If you give working people less to spend, we see even less growth. What follows from that? Greater inequality, accompanied by political and economic instability.

Wealth isn’t just created in mahogany-lined boardrooms.

When we go into workplaces we need to explain that nurses, builders, teachers, construction site labourers, hairdressers, shop assistants, waitresses and truck drivers are all generators of growth as much as bankers, investors, businesses and multinational companies are.

Across the lunchroom we need to meticulously explain that one worker’s wage is a support for another worker’s job. Every dollar earned and then spent by an Australian worker drives sales and boosts jobs throughout the economy. We create a feedback loop, from decent wages, to more spending, to more jobs, to decent wages, and so on.

The union movement and the Labor Party are the two institutions in our society that have the power to advance an inclusive prosperity agenda and deal with growing inequality in wealth and income.

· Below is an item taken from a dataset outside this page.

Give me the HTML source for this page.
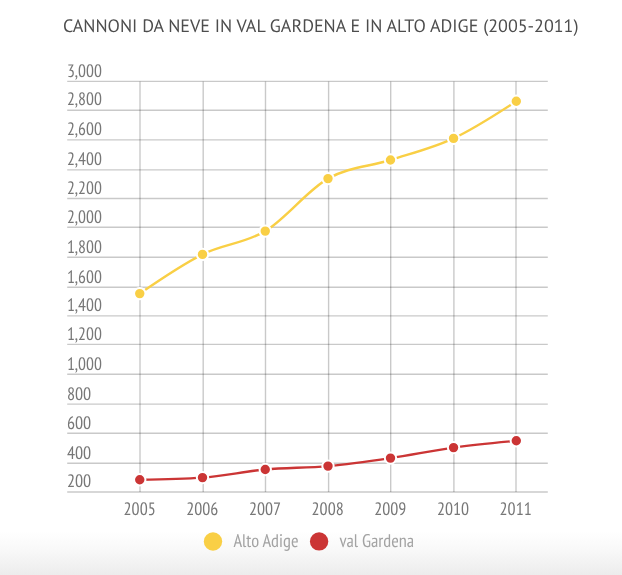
<!DOCTYPE html>
<html><head><meta charset="utf-8"><style>
html,body{margin:0;padding:0;width:622px;height:575px;overflow:hidden;background:#fff}
svg{display:block;will-change:transform}
.t{font-family:"PT Sans","Liberation Sans",sans-serif}
.n{font-family:"PT Sans Narrow","Liberation Sans Narrow","Liberation Sans",sans-serif}
</style></head><body>
<svg width="622" height="575" viewBox="0 0 622 575" text-rendering="geometricPrecision">
<defs><linearGradient id="bg" x1="0" y1="0" x2="0" y2="1">
<stop offset="0" stop-color="#ffffff"/><stop offset="0.4" stop-color="#f9f9f9"/><stop offset="1" stop-color="#ececec"/></linearGradient></defs>
<rect x="0" y="0" width="622" height="575" fill="#fff"/>
<rect x="0" y="531" width="622" height="44" fill="url(#bg)"/>
<text class="t" x="62.9" y="32" textLength="515.6" lengthAdjust="spacingAndGlyphs" font-size="18" fill="#4d4d4d">CANNONI DA NEVE IN VAL GARDENA E IN ALTO ADIGE (2005-2011)</text>
<g stroke="#000" stroke-opacity="0.21" stroke-width="1.4"><line x1="67.2" x2="547.8" y1="81.40" y2="81.40"/><line x1="67.2" x2="547.8" y1="110.30" y2="110.30"/><line x1="67.2" x2="547.8" y1="139.90" y2="139.90"/><line x1="67.2" x2="547.8" y1="169.90" y2="169.90"/><line x1="67.2" x2="547.8" y1="198.50" y2="198.50"/><line x1="67.2" x2="547.8" y1="227.30" y2="227.30"/><line x1="67.2" x2="547.8" y1="257.20" y2="257.20"/><line x1="67.2" x2="547.8" y1="287.30" y2="287.30"/><line x1="67.2" x2="547.8" y1="315.90" y2="315.90"/><line x1="67.2" x2="547.8" y1="344.40" y2="344.40"/><line x1="67.2" x2="547.8" y1="374.30" y2="374.30"/><line x1="67.2" x2="547.8" y1="404.10" y2="404.10"/><line x1="67.2" x2="547.8" y1="433.20" y2="433.20"/><line x1="67.2" x2="547.8" y1="463.30" y2="463.30"/><line x1="67.2" x2="547.8" y1="492.00" y2="492.00"/><line x1="140.00" x2="140.00" y1="81.40" y2="492.00"/><line x1="203.20" x2="203.20" y1="81.40" y2="492.00"/><line x1="265.50" x2="265.50" y1="81.40" y2="492.00"/><line x1="328.60" x2="328.60" y1="81.40" y2="492.00"/><line x1="390.70" x2="390.70" y1="81.40" y2="492.00"/><line x1="453.90" x2="453.90" y1="81.40" y2="492.00"/><line x1="516.00" x2="516.00" y1="81.40" y2="492.00"/></g>
<g class="n" font-size="18" fill="#777"><text x="66.9" y="77.1" textLength="34.95" lengthAdjust="spacingAndGlyphs">3,000</text><text x="66.9" y="104.9" textLength="34.95" lengthAdjust="spacingAndGlyphs">2,800</text><text x="66.9" y="134.9" textLength="34.95" lengthAdjust="spacingAndGlyphs">2,600</text><text x="66.9" y="165.0" textLength="34.95" lengthAdjust="spacingAndGlyphs">2,400</text><text x="66.9" y="194.0" textLength="34.95" lengthAdjust="spacingAndGlyphs">2,200</text><text x="66.9" y="222.9" textLength="34.95" lengthAdjust="spacingAndGlyphs">2,000</text><text x="66.9" y="252.8" textLength="34.95" lengthAdjust="spacingAndGlyphs">1,800</text><text x="66.9" y="282.8" textLength="34.95" lengthAdjust="spacingAndGlyphs">1,600</text><text x="66.9" y="311.0" textLength="34.95" lengthAdjust="spacingAndGlyphs">1,400</text><text x="66.9" y="339.9" textLength="34.95" lengthAdjust="spacingAndGlyphs">1,200</text><text x="66.9" y="369.8" textLength="34.95" lengthAdjust="spacingAndGlyphs">1,000</text><text x="66.9" y="399.7" textLength="24.31" lengthAdjust="spacingAndGlyphs">800</text><text x="66.9" y="428.8" textLength="24.31" lengthAdjust="spacingAndGlyphs">600</text><text x="66.9" y="458.6" textLength="24.31" lengthAdjust="spacingAndGlyphs">400</text><text x="66.9" y="487.0" textLength="24.31" lengthAdjust="spacingAndGlyphs">200</text></g>
<g class="n" font-size="18" fill="#777" text-anchor="middle"><text x="139.65" y="515" textLength="32.1" lengthAdjust="spacingAndGlyphs">2005</text><text x="202.32" y="515" textLength="32.1" lengthAdjust="spacingAndGlyphs">2006</text><text x="264.98" y="515" textLength="32.1" lengthAdjust="spacingAndGlyphs">2007</text><text x="327.65" y="515" textLength="32.1" lengthAdjust="spacingAndGlyphs">2008</text><text x="390.32" y="515" textLength="32.1" lengthAdjust="spacingAndGlyphs">2009</text><text x="452.98" y="515" textLength="32.1" lengthAdjust="spacingAndGlyphs">2010</text><text x="515.65" y="515" textLength="32.1" lengthAdjust="spacingAndGlyphs">2011</text></g>
<path d="M139.75,293.60C160.67,279.21,181.58,264.82,202.50,254.40C223.42,243.98,244.33,243.73,265.25,231.10C286.17,218.47,307.08,190.45,328.00,178.60C348.83,166.80,369.67,166.67,390.50,160.00C411.52,153.27,432.53,148.22,453.55,138.40C474.47,128.63,495.38,114.96,516.30,101.30" fill="none" stroke="#f9cf45" stroke-width="2.4"/>
<path d="M139.75,479.70C160.67,479.35,181.58,479.00,202.50,477.60C223.42,476.20,244.33,471.42,265.25,469.50C286.17,467.58,307.08,468.01,328.00,466.10C348.83,464.20,369.67,461.17,390.50,458.10C411.52,455.01,432.53,450.49,453.55,447.60C474.47,444.73,495.38,442.76,516.30,440.80" fill="none" stroke="#cb3535" stroke-width="2.4"/>
<circle cx="139.75" cy="293.6" r="5.7" fill="#f9cf45" stroke="#fff" stroke-width="2"/><circle cx="202.50" cy="254.4" r="5.7" fill="#f9cf45" stroke="#fff" stroke-width="2"/><circle cx="265.25" cy="231.1" r="5.7" fill="#f9cf45" stroke="#fff" stroke-width="2"/><circle cx="328.00" cy="178.6" r="5.7" fill="#f9cf45" stroke="#fff" stroke-width="2"/><circle cx="390.50" cy="160.0" r="5.7" fill="#f9cf45" stroke="#fff" stroke-width="2"/><circle cx="453.55" cy="138.4" r="5.7" fill="#f9cf45" stroke="#fff" stroke-width="2"/><circle cx="516.30" cy="101.3" r="5.7" fill="#f9cf45" stroke="#fff" stroke-width="2"/>
<circle cx="139.75" cy="479.7" r="5.7" fill="#cb3535" stroke="#fff" stroke-width="2"/><circle cx="202.50" cy="477.6" r="5.7" fill="#cb3535" stroke="#fff" stroke-width="2"/><circle cx="265.25" cy="469.5" r="5.7" fill="#cb3535" stroke="#fff" stroke-width="2"/><circle cx="328.00" cy="466.1" r="5.7" fill="#cb3535" stroke="#fff" stroke-width="2"/><circle cx="390.50" cy="458.1" r="5.7" fill="#cb3535" stroke="#fff" stroke-width="2"/><circle cx="453.55" cy="447.6" r="5.7" fill="#cb3535" stroke="#fff" stroke-width="2"/><circle cx="516.30" cy="440.8" r="5.7" fill="#cb3535" stroke="#fff" stroke-width="2"/>
<circle cx="213" cy="541.5" r="9.2" fill="#f9cf45"/>
<text class="n" x="233.4" y="547" font-size="18.3" textLength="65.05" lengthAdjust="spacingAndGlyphs" fill="#a3a3a3">Alto Adige</text>
<circle cx="319.1" cy="541.4" r="9.2" fill="#cb3535"/>
<text class="n" x="339.4" y="547" font-size="18.3" textLength="74.67" lengthAdjust="spacingAndGlyphs" fill="#a3a3a3">val Gardena</text>
</svg>
</body></html>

The radicalised right-wing of the Liberal Party and the increasingly dominant corporate sector seek to change the distribution of wealth and income in our society. And that demands, from both the union movement and the Labor Party, new responses to change the rules.

I suggest that the inclusive prosperity agenda, with its emphasis on changing the rules, is the best way forward. Underpinning this agenda are what I’ve called the four pillars of Australian Laborism. They should be as much pillars for the labour movement as they are for the Labor Party. These pillars are:

  1. Sustained full employment.
  2. A stronger voice for workers, codified in new rules and institutions.
  3. Taming corporate excess, from oligopoly power to executive pay.
  4. Defending and advancing our progressive tax system. 

All of us here today have a sense of the inequality challenge – from the erosion of worker bargaining power, to the scourge of not getting enough hours, through to the constant threats to penalty rates and the minimum wage. We face an uphill battle in terms of money, resources and media megaphones. So we have to be smart.

We have to win the battle of ideas.

Labor has already outlined a set of policies with a clear and bold message about how we can strengthen growth and spread opportunity. And the union movement has a vital role to play.

We have to make the economic case that less inequality and good wages and working conditions for low and middle income earners will promote economic growth.

We have to make the case that working- and middle-class Australians, not just rich people, are also true job creators; that a broad middle class is a source of prosperity, not a consequence of it.

We have an economic agenda which drives growth and lifts productivity and we have a message that says clearly and unambiguously whose side we’re on: the side of working people.

We must never let vested interests divert us from the core message and never operate under the illusion the corporate elite operate in the national interest.

Protecting working people and spreading prosperity is the Labor Party and the union movement’s shared and sacred mission. Let’s honour that mission and build a stronger and more equal Australia.